The new devices, conveniently named the Moov Sweat, embedded in a headband and Moov Swim, connected to a swim cap, are just one part of the company’s next steps. Moov is simultaneously announcing a Series B financing round of $12 million led by Mangrove Capital with participation from BOE Technology Group that will fuel additional R&D in addition to financing marketing for current products.

moov-hr-hero-shot-front-back-with-logoI sat down with Li and Hu in San Francisco and they couldn’t wait to show me how inaccurate the heart rate monitors currently on the market are. To everyone’s amusement, Hu began doing squats wearing both a Fitbit and the new Moov HR Sweat headband. When the brief workout was finished, the measurements offered by the two devises differed by over 30 beats per minute.

Li explains that the wrist is an inherently fraught location for measuring heart rate. Current technology uses a combination of hardware and software to first illuminate capillaries, and then capture a beat as the optics are changed by blood flow. The new devices from Moov aren’t a full departure from this procedure, but by adopting the head as a location for the tracker, the company can attain far more accurate readings.

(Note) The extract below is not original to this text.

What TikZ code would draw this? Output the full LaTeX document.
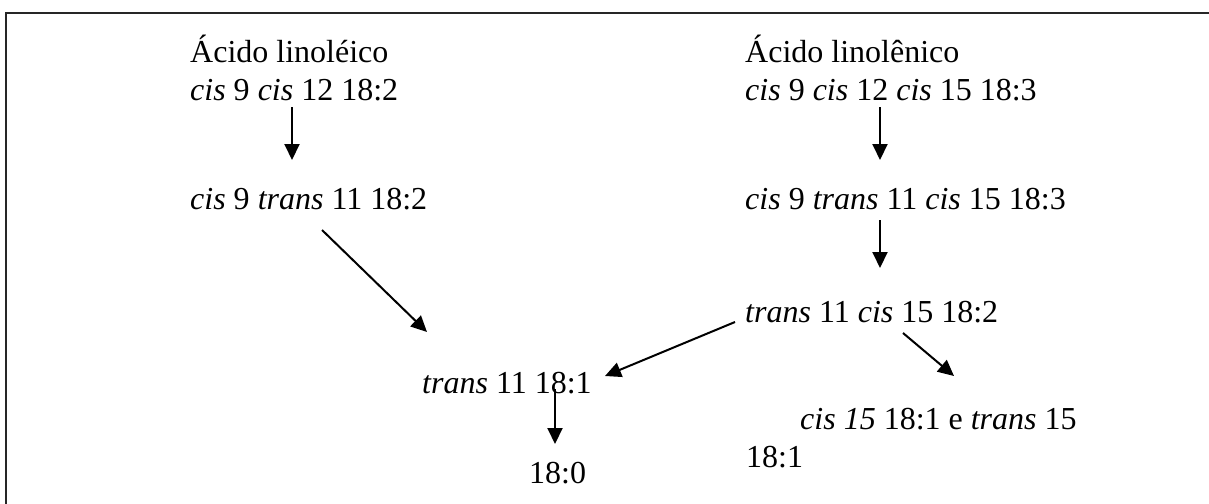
\documentclass[tikz,border=0pt]{standalone}
\usepackage{fontspec}
\setmainfont{Liberation Serif}
\usetikzlibrary{arrows.meta}
\begin{document}
\begin{tikzpicture}[x=1pt,y=-1pt,
  lbl/.style={anchor=base west,inner sep=0pt,font=\fontsize{32}{37}\selectfont},
  arr/.style={line width=2pt,-{Triangle[length=16pt,width=15pt]}},
  frame/.style={line width=2.5pt,draw=black!85}]
\useasboundingbox (0,0) rectangle (1209,503);
\fill[white] (0,0) rectangle (1209,503);
\draw[frame] (6,510) -- (6,13) -- (1215,13);
% left column
\node[lbl] (A1) at (190,63) {Ácido linoléico};
\node[lbl] (A1b) at (190,100) {\textit{cis} 9 \textit{cis} 12 18:2};
\node[lbl] (A2) at (190,209) {\textit{cis} 9 \textit{trans} 11 18:2};
% right column
\node[lbl] (B1) at (745,63) {Ácido linolênico};
\node[lbl] (B1b) at (745,100) {\textit{cis} 9 \textit{cis} 12 \textit{cis} 15 18:3};
\node[lbl] (B2) at (745,209) {\textit{cis} 9 \textit{trans} 11 \textit{cis} 15 18:3};
\node[lbl] (B3) at (745,322) {\textit{trans} 11 \textit{cis} 15 18:2};
% bottom
\node[lbl] (C) at (422,393) {\textit{trans} 11 18:1};
\node[lbl] (D) at (529,483) {18:0};
\node[lbl] (E) at (800,429) {\textit{cis 15} 18:1 e \textit{trans} 15};
\node[lbl] (Eb) at (746,467) {18:1};
% arrow ends
\coordinate (a1s) at (292,107); \coordinate (a1e) at (292,160);
\coordinate (b1s) at (880,107); \coordinate (b1e) at (880,160);
\coordinate (b2s) at (880,220); \coordinate (b2e) at (880,268);
\coordinate (a2s) at (322,230); \coordinate (a2e) at (427,332);
\coordinate (b3s) at (735,322); \coordinate (b3e) at (605,376);
\coordinate (b3t) at (903,333); \coordinate (b3f) at (954,376);
\coordinate (cs) at (555,389); \coordinate (ce) at (555,444);
\draw[arr] (a1s) -- (a1e);
\draw[arr] (b1s) -- (b1e);
\draw[arr] (b2s) -- (b2e);
\draw[arr] (a2s) -- (a2e);
\draw[arr] (b3s) -- (b3e);
\draw[arr] (b3t) -- (b3f);
\draw[arr] (cs) -- (ce);
\end{tikzpicture}
\end{document}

The wrist, the location of choice for most wearables on the market today, is full of cartilage and other material that makes it unsuitable for measurement. It’s also far away from the heart meaning that it’s a lagging indicator of heart rate. In short, there wouldn’t be much point to the new Moov wearables if they were regularly off by 30 BPM.

With this problem mostly solved, the team turned to its live coaching feature. They observed real fitness coaches intervening in workouts and pushing for people to be the best versions of themselves in the gym.

Albeit slightly cheesy, the Moov coach, with its timely verbal interventions, is designed to remember. Across a set of over 100 exercises, the coach will recall past performance and spit it back to you when you least want to hear it but perhaps most need it. Moov-ing forward, the team will continue to leverage data to make its coach more effective.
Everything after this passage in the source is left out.